= Pidulik marss =

Estonian military march

The Pidulik marss (Presidential March, also translated to Solemn March) is the official honorary march of the President of Estonia which is played as a welcoming/inspection march for the president, who is also the Commander-in-Chief of the Estonian Defence Forces. The march was composed by Estonian musician Eero Liives (1892–1978). Today the march is played by the Kaitseväe Orkester during military reviews of troops such as the Estonian Honour Guard during state visits and the Eesti Kaitsevägi during military parades in Tallinn.

On 27 January 1923, it was adopted as the military march by of the Estonian Head of State. Prior to that, Björneborgarnas marsch (known in Estonian as Porilaste marss) was used as a presidential song. The government chose to abandon the natively Swedish march, to differentiate itself from Finland, which also uses it as an honorary march.

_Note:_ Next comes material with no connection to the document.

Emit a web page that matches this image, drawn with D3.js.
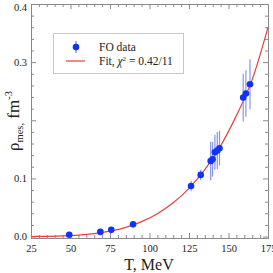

The march is still used as official honorary music for high-ranking officials. The march would be performed for the last time in 4 decades on Independence Day in 1940, due to the German and later Soviet occupation of Estonia taking place in the following four years. Both governments tried to cultivate a separate identity and culture from the Estonian people, which included banning traditional ceremonial pieces such as Pidulik marss. The march was reinstated in 1991, after Estonia's declaration of independence became legal, and has been used by the state ever since.